Große Versöhnung mit Assad? Ist Erdogan der nächste?
Im Nahen Osten findet gerade die große Annäherung an das Assad-Regime statt. Wohl vermittelt durch den irakischen Präsidenten Berham Saleh telefonierte zum ersten Mal seit Jahren der jordanische König mit dem syrischen Präsidenten. Zudem stimmte er einem Deal zu, der vorsieht, dass Ägypten via Syrien Energie an den bankrotten Libanon liefern darf, dessen Bevölkerung unter dauernden Blackouts zu leiden hat.
Nun stellt sich die Frage: Wie wird sich die Türkei verhalten? Wir Erdogan ebenfalls einer Annäherung an Damaskus zustimmen? Das fragt sich Amberin Zaman auf Al Monitor:
Jordan’s King Abdullah II, who backed regime change in Syria and allowed weapons to be funneled through his kingdom to opposition rebels, spoke to Syrian President Bashar al-Assad on Sunday. It was the first time the pair have communicated since the start of Syria’s devastating civil conflict a decade ago. The thaw, which also saw Jordan reopen its sealed borders with its impoverished neighbor, is seen as the latest indication that Assad is being rehabilitated after being shunned as a war criminal. With plenty of encouragement from Assad’s Russian mentors, the United Arab Emirates, Oman and Egypt have already made overtures to Damascus while Saudi Arabia is said to be engaged in informal talks with the Assad regime as well.
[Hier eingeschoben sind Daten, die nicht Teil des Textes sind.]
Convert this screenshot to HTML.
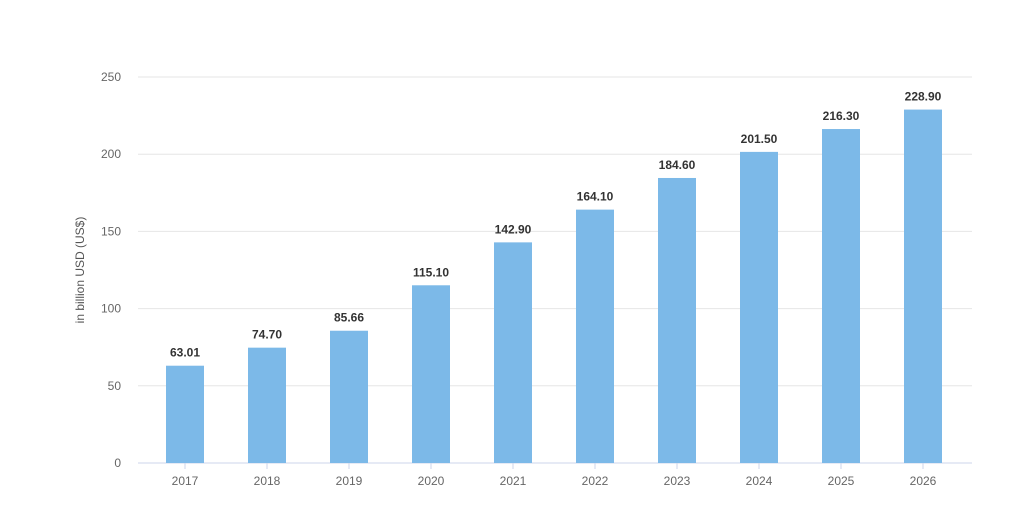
<!DOCTYPE html>
<html><head><meta charset="utf-8"><style>
body{margin:0;background:#fff;width:1024px;height:512px;overflow:hidden}
text{font-family:"Liberation Sans",sans-serif}
</style></head><body>
<svg id="chart" width="1024" height="512" xmlns="http://www.w3.org/2000/svg">
<text transform="translate(84,270) rotate(-90)" text-anchor="middle" font-size="12" fill="#555">in billion USD (US$)</text>
</svg>
<script>
const categories=["2017","2018","2019","2020","2021","2022","2023","2024","2025","2026"];
const values=[63.01,74.70,85.66,115.10,142.90,164.10,184.60,201.50,216.30,228.90];
const labels=["63.01","74.70","85.66","115.10","142.90","164.10","184.60","201.50","216.30","228.90"];
const yTicks=[0,50,100,150,200,250];
const svg=document.getElementById('chart');
const NS='http://www.w3.org/2000/svg';
const y0=463,ppu=386/250,left=138,right=972,c0=185,band=82,bw=38;
const yS=v=>y0-v*ppu, xS=i=>c0+i*band;
function mk(t,a){const e=document.createElementNS(NS,t);for(const k in a)e.setAttribute(k,a[k]);svg.appendChild(e);return e;}
yTicks.forEach(t=>{
 const g=mk('line',{x1:left,x2:right,y1:yS(t),y2:yS(t),stroke:t===0?'#ccd6eb':'#e6e6e6','stroke-width':1});
 
 
 const l=mk('text',{x:121,y:yS(t)+4,'text-anchor':'end','font-size':12,fill:'#666'});
 l.textContent=t;
 
 
});
categories.forEach((c,i)=>{
 const x=xS(i),v=values[i];
 const r=mk('rect',{x:x-bw/2,y:yS(v),width:bw,height:y0-yS(v),fill:'#7cb9e8'});
 
 
 const tk=mk('line',{x1:x,x2:x,y1:y0,y2:y0+6,stroke:'#ccd6eb'});
 
 
 const xl=mk('text',{x:x,y:485,'text-anchor':'middle','font-size':12,fill:'#666'});
 xl.textContent=c;
 
 
 const vl=mk('text',{x:x,y:yS(v)-9,'text-anchor':'middle','font-size':12,'font-weight':'bold',fill:'#333'});
 vl.textContent=labels[i];
 
 
});
</script>
</body></html>
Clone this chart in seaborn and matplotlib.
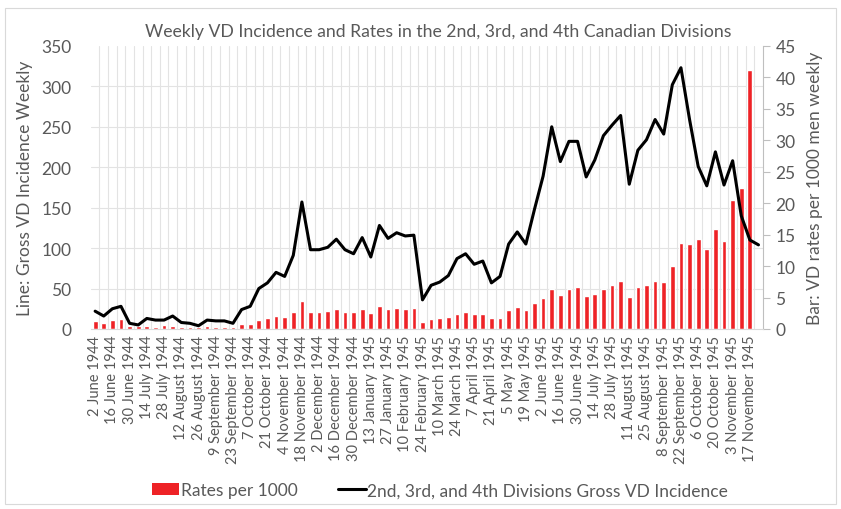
import numpy as np
import pandas as pd
import matplotlib
matplotlib.use("Agg")
import matplotlib.pyplot as plt
from matplotlib.patches import Patch, Rectangle
from matplotlib.lines import Line2D
import seaborn as sns

# tick labels (every second week), as printed on the chart
tick_labels = ["2 June 1944", "16 June 1944", "30 June 1944", "14 July 1944", "28 July 1944",
               "12 August 1944", "26 August 1944", "9 September 1944", "23 September 1944",
               "7 October 1944", "21 October 1944", "4 November 1944", "18 November 1944",
               "2 December 1944", "16 December 1944", "30 December 1944", "13 January 1945",
               "27 January 1945", "10 February 1945", "24 February 1945", "10 March 1945",
               "24 March 1945", "7 April 1945", "21 April 1945", "5 May 1945", "19 May 1945",
               "2 June 1945", "16 June 1945", "30 June 1945", "14 July 1945", "28 July 1945",
               "11 August 1945", "25 August 1945", "8 September 1945", "22 September 1945",
               "6 October 1945", "20 October 1945", "3 November 1945", "17 November 1945"]

# gross VD incidence (line, left axis), one value per week
incidence = [22, 16, 25, 28, 7, 5, 13, 11, 11, 16,
             8, 7, 4, 11, 10, 10, 7, 24, 28, 50,
             57, 70, 65, 91, 157, 98, 98, 101, 111, 98,
             93, 113, 89, 128, 112, 119, 115, 116, 36, 54,
             58, 66, 87, 93, 80, 84, 57, 65, 105, 120,
             105, 148, 189, 250, 207, 232, 232, 188, 209, 239,
             252, 264, 179, 221, 234, 259, 241, 302, 323, 259,
             201, 177, 219, 178, 208, 140, 110, 104]

# rates per 1000 men (bars, right axis); last week has no bar
rates = [1.3, 0.95, 1.4, 1.6, 0.5, 0.4, 0.5, 0.3, 0.65, 0.5,
         0.3, 0.3, 0.25, 0.5, 0.3, 0.3, 0.3, 0.75, 0.85, 1.5,
         1.7, 2.0, 1.9, 2.75, 4.45, 2.75, 2.75, 2.85, 3.2, 2.75,
         2.65, 3.2, 2.55, 3.6, 3.2, 3.4, 3.2, 3.3, 1.05, 1.6,
         1.7, 1.9, 2.4, 2.65, 2.35, 2.35, 1.7, 1.8, 2.95, 3.5,
         3.05, 4.15, 5.0, 6.35, 5.4, 6.35, 6.6, 5.2, 5.5, 6.3,
         7.05, 7.55, 5.15, 6.6, 7.05, 7.7, 7.45, 9.95, 13.65, 13.55,
         14.3, 12.7, 15.9, 14.0, 20.5, 22.4, 41.1, np.nan]

title = "Weekly VD Incidence and Rates in the 2nd, 3rd, and 4th Canadian Divisions"
bar_name = "Rates per 1000"
line_name = "2nd, 3rd, and 4th Divisions Gross VD Incidence"

sns.set_style("white")
plt.rcParams['font.family'] = ['Lato', 'DejaVu Sans']
txt = '#595959'
grid_c = '#e3e3e3'
red = '#EE2226'

n = len(incidence)
df = pd.DataFrame({"week": np.arange(n), "rate": rates, "count": incidence})

fig = plt.figure(figsize=(8.41, 5.10), dpi=100)
fig.patches.append(Rectangle((0.006, 0.01), 0.988, 0.972, transform=fig.transFigure,
                             fill=False, edgecolor='#d9d9d9', lw=0.8))

ax = fig.add_axes([0.108, 0.353, 0.799, 0.555])
sns.barplot(data=df, x="week", y="rate", color=red,
            saturation=1, width=0.55, ax=ax, zorder=2)
ax.set_ylim(0, 45)
ax.set_yticks(range(0, 46, 5))
ax.set_xticks(range(0, n, 2))
ax.set_xticklabels(tick_labels, rotation=90)
ax.set_xticks(np.arange(0.5, n - 1, 1), minor=True)
ax.set_yticks(np.arange(50, 351, 50) * 45 / 350, minor=True)
ax.grid(which='minor', axis='both', color=grid_c, lw=0.8)
ax.set_axisbelow(True)
for s in ['top', 'left']:
    ax.spines[s].set_visible(False)
ax.spines['right'].set_color('#bfbfbf')
ax.spines['bottom'].set_color('#d9d9d9')
ax.set_xlabel("")

ax2 = ax.twinx()
sns.lineplot(x=df["week"], y=df["count"], color='black', lw=2.2, ax=ax2, zorder=3)
ax2.set_ylim(0, 350)
ax2.set_yticks(range(0, 351, 50))
ax2.yaxis.tick_left()
ax2.yaxis.set_label_position("left")
ax2.tick_params(axis='y', length=0, labelsize=12.5, labelcolor=txt, pad=14)
for s in ax2.spines.values():
    s.set_visible(False)
ax2.set_ylabel("Line: Gross VD Incidence Weekly", color=txt, fontsize=12.5, labelpad=6)
ax2.set_xlabel("")

# bar axis on the right (twinx moves it, so set it afterwards)
ax.yaxis.tick_right()
ax.yaxis.set_label_position("right")
ax.tick_params(axis='x', which='both', length=0, labelsize=10.5, labelcolor=txt, pad=4)
ax.tick_params(axis='y', which='major', length=5, color='#bfbfbf', labelsize=12.5,
               labelcolor=txt, pad=4, left=False, right=True)
ax.tick_params(axis='y', which='minor', length=0, left=False, right=False)
ax.set_ylabel("Bar: VD rates per 1000 men weekly", color=txt, fontsize=12.5, labelpad=8)
ax.set_xlim(-0.5, n - 0.5)

fig.text(0.521, 0.937, title, ha='center', va='center', color=txt, fontsize=12.7)

handles = [Patch(facecolor=red, edgecolor='none'),
           Line2D([0], [0], color='black', lw=2.2)]
fig.legend(handles, [bar_name, line_name], loc='center', bbox_to_anchor=(0.523, 0.037),
           ncol=2, frameon=False, fontsize=12.5, labelcolor=txt, handlelength=1.6,
           handletextpad=0.1, columnspacing=2.3)

fig.savefig("out.png", dpi=100)
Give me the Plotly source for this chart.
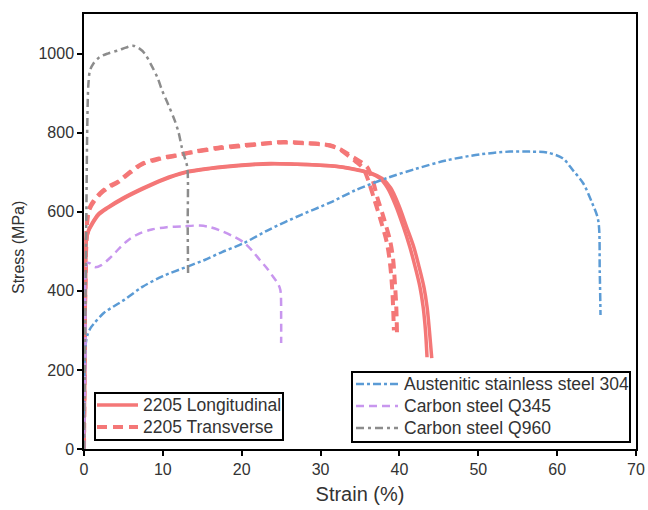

The biggest game-changer, however, would be a similar U-turn by Turkey, which shares a 911-kilometer-long border with Syria, occupies large chunks of its territory and remains the premier mentor of Syria’s armed opposition.
Turkey's ruling Justice and Development Party (AKP) is in the midst of mending ties with its regional betes noires, Egypt and the UAE. Will it do the same with Assad? The question is being posed with increasing frequency on prime-time political debate shows. The country’s president, Recep Tayyip Erdogan “would do anything” so long as it serves to sustain his power, said Sefik Cirkin, a veteran nationalist politician who opposed the campaign to oust Assad.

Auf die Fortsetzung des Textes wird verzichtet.